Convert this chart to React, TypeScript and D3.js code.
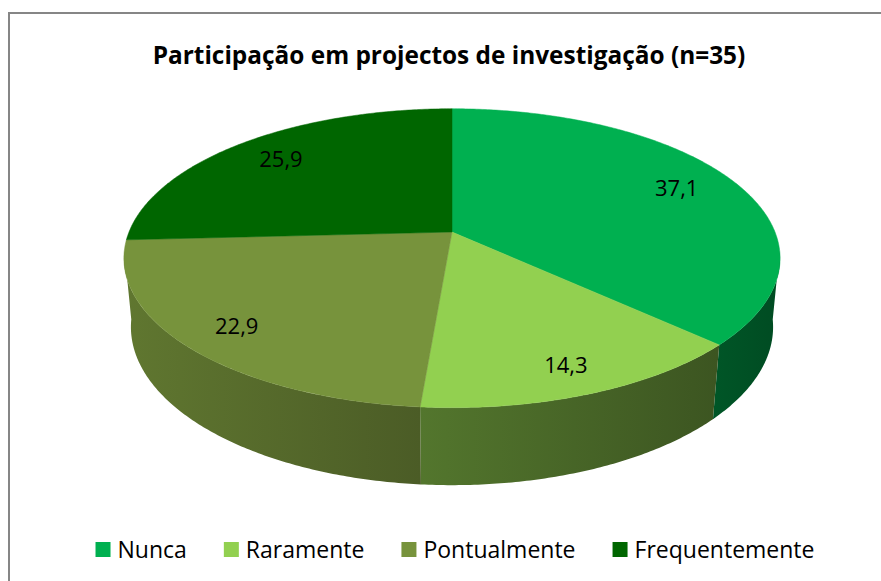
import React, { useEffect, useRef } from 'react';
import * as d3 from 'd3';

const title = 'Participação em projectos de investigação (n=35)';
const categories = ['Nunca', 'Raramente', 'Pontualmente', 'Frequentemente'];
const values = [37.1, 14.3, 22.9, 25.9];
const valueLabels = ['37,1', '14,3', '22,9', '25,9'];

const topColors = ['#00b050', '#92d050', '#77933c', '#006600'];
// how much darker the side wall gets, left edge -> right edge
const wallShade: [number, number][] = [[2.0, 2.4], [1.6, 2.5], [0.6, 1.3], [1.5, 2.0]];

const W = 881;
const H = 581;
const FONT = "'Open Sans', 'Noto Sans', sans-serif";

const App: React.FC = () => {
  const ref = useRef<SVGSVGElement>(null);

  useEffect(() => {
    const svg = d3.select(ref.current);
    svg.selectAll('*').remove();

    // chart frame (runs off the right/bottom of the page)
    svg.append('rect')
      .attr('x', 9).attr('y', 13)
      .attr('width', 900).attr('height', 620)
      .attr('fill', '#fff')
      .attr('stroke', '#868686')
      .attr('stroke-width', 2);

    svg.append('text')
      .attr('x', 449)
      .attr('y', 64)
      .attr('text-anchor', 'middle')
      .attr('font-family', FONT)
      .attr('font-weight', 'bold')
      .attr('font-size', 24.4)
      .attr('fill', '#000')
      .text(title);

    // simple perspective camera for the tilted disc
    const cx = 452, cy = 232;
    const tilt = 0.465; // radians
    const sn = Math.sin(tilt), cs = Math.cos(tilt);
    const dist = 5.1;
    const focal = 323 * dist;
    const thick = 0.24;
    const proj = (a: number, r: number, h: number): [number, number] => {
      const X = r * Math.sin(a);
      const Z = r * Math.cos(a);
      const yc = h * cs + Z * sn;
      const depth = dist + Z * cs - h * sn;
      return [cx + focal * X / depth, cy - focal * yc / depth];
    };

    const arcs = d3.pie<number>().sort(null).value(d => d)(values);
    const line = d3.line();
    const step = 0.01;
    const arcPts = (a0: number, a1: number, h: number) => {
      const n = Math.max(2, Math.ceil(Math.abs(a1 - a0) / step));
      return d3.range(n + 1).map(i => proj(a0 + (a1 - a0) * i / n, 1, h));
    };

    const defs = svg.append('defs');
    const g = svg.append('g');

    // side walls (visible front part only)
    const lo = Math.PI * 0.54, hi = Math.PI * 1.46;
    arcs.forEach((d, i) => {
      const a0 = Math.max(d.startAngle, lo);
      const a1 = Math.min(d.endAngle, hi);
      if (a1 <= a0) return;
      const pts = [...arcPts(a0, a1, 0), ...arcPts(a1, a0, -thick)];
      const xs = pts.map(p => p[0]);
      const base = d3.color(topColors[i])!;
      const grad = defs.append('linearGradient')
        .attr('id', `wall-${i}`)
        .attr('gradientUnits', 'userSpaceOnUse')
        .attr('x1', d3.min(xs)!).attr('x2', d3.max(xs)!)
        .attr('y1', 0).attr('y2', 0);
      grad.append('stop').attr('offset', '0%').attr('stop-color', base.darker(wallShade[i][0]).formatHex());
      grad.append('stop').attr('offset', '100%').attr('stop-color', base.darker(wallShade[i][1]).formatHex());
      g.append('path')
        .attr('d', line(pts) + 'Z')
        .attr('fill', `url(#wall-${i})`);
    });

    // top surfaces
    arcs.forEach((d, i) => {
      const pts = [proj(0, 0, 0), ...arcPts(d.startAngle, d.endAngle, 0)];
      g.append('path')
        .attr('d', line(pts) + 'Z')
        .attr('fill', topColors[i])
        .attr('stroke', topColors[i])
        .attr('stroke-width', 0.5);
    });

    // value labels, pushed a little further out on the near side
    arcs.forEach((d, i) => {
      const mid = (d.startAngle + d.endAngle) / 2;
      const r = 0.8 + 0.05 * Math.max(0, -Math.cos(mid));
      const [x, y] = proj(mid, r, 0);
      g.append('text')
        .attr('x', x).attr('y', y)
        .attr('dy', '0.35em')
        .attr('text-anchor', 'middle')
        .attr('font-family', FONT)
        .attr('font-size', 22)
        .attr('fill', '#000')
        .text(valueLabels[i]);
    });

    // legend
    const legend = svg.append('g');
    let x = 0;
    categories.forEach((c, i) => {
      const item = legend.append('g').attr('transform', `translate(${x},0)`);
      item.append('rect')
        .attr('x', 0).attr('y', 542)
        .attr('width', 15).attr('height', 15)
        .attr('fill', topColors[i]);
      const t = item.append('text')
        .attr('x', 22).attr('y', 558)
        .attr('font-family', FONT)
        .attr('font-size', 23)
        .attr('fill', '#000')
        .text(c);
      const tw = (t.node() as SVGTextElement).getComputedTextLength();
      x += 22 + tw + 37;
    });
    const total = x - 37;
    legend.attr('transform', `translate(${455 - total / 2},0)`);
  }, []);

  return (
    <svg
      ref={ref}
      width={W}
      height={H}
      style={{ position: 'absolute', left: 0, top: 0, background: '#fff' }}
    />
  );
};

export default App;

**Requirement:** Please write out all the data again word for word, but not the pictures.

**Solution to this exercise:**
Convert this chart to React, TypeScript and D3.js code.
import React, { useEffect, useRef } from 'react';
import * as d3 from 'd3';

const title = 'Participação em projectos de investigação (n=35)';
const categories = ['Nunca', 'Raramente', 'Pontualmente', 'Frequentemente'];
const values = [37.1, 14.3, 22.9, 25.9];
const valueLabels = ['37,1', '14,3', '22,9', '25,9'];

const topColors = ['#00b050', '#92d050', '#77933c', '#006600'];
// how much darker the side wall gets, left edge -> right edge
const wallShade: [number, number][] = [[2.0, 2.4], [1.6, 2.5], [0.6, 1.3], [1.5, 2.0]];

const W = 881;
const H = 581;
const FONT = "'Open Sans', 'Noto Sans', sans-serif";

const App: React.FC = () => {
  const ref = useRef<SVGSVGElement>(null);

  useEffect(() => {
    const svg = d3.select(ref.current);
    svg.selectAll('*').remove();

    // chart frame (runs off the right/bottom of the page)
    svg.append('rect')
      .attr('x', 9).attr('y', 13)
      .attr('width', 900).attr('height', 620)
      .attr('fill', '#fff')
      .attr('stroke', '#868686')
      .attr('stroke-width', 2);

    svg.append('text')
      .attr('x', 449)
      .attr('y', 64)
      .attr('text-anchor', 'middle')
      .attr('font-family', FONT)
      .attr('font-weight', 'bold')
      .attr('font-size', 24.4)
      .attr('fill', '#000')
      .text(title);

    // simple perspective camera for the tilted disc
    const cx = 452, cy = 232;
    const tilt = 0.465; // radians
    const sn = Math.sin(tilt), cs = Math.cos(tilt);
    const dist = 5.1;
    const focal = 323 * dist;
    const thick = 0.24;
    const proj = (a: number, r: number, h: number): [number, number] => {
      const X = r * Math.sin(a);
      const Z = r * Math.cos(a);
      const yc = h * cs + Z * sn;
      const depth = dist + Z * cs - h * sn;
      return [cx + focal * X / depth, cy - focal * yc / depth];
    };

    const arcs = d3.pie<number>().sort(null).value(d => d)(values);
    const line = d3.line();
    const step = 0.01;
    const arcPts = (a0: number, a1: number, h: number) => {
      const n = Math.max(2, Math.ceil(Math.abs(a1 - a0) / step));
      return d3.range(n + 1).map(i => proj(a0 + (a1 - a0) * i / n, 1, h));
    };

    const defs = svg.append('defs');
    const g = svg.append('g');

    // side walls (visible front part only)
    const lo = Math.PI * 0.54, hi = Math.PI * 1.46;
    arcs.forEach((d, i) => {
      const a0 = Math.max(d.startAngle, lo);
      const a1 = Math.min(d.endAngle, hi);
      if (a1 <= a0) return;
      const pts = [...arcPts(a0, a1, 0), ...arcPts(a1, a0, -thick)];
      const xs = pts.map(p => p[0]);
      const base = d3.color(topColors[i])!;
      const grad = defs.append('linearGradient')
        .attr('id', `wall-${i}`)
        .attr('gradientUnits', 'userSpaceOnUse')
        .attr('x1', d3.min(xs)!).attr('x2', d3.max(xs)!)
        .attr('y1', 0).attr('y2', 0);
      grad.append('stop').attr('offset', '0%').attr('stop-color', base.darker(wallShade[i][0]).formatHex());
      grad.append('stop').attr('offset', '100%').attr('stop-color', base.darker(wallShade[i][1]).formatHex());
      g.append('path')
        .attr('d', line(pts) + 'Z')
        .attr('fill', `url(#wall-${i})`);
    });

    // top surfaces
    arcs.forEach((d, i) => {
      const pts = [proj(0, 0, 0), ...arcPts(d.startAngle, d.endAngle, 0)];
      g.append('path')
        .attr('d', line(pts) + 'Z')
        .attr('fill', topColors[i])
        .attr('stroke', topColors[i])
        .attr('stroke-width', 0.5);
    });

    // value labels, pushed a little further out on the near side
    arcs.forEach((d, i) => {
      const mid = (d.startAngle + d.endAngle) / 2;
      const r = 0.8 + 0.05 * Math.max(0, -Math.cos(mid));
      const [x, y] = proj(mid, r, 0);
      g.append('text')
        .attr('x', x).attr('y', y)
        .attr('dy', '0.35em')
        .attr('text-anchor', 'middle')
        .attr('font-family', FONT)
        .attr('font-size', 22)
        .attr('fill', '#000')
        .text(valueLabels[i]);
    });

    // legend
    const legend = svg.append('g');
    let x = 0;
    categories.forEach((c, i) => {
      const item = legend.append('g').attr('transform', `translate(${x},0)`);
      item.append('rect')
        .attr('x', 0).attr('y', 542)
        .attr('width', 15).attr('height', 15)
        .attr('fill', topColors[i]);
      const t = item.append('text')
        .attr('x', 22).attr('y', 558)
        .attr('font-family', FONT)
        .attr('font-size', 23)
        .attr('fill', '#000')
        .text(c);
      const tw = (t.node() as SVGTextElement).getComputedTextLength();
      x += 22 + tw + 37;
    });
    const total = x - 37;
    legend.attr('transform', `translate(${455 - total / 2},0)`);
  }, []);

  return (
    <svg
      ref={ref}
      width={W}
      height={H}
      style={{ position: 'absolute', left: 0, top: 0, background: '#fff' }}
    />
  );
};

export default App;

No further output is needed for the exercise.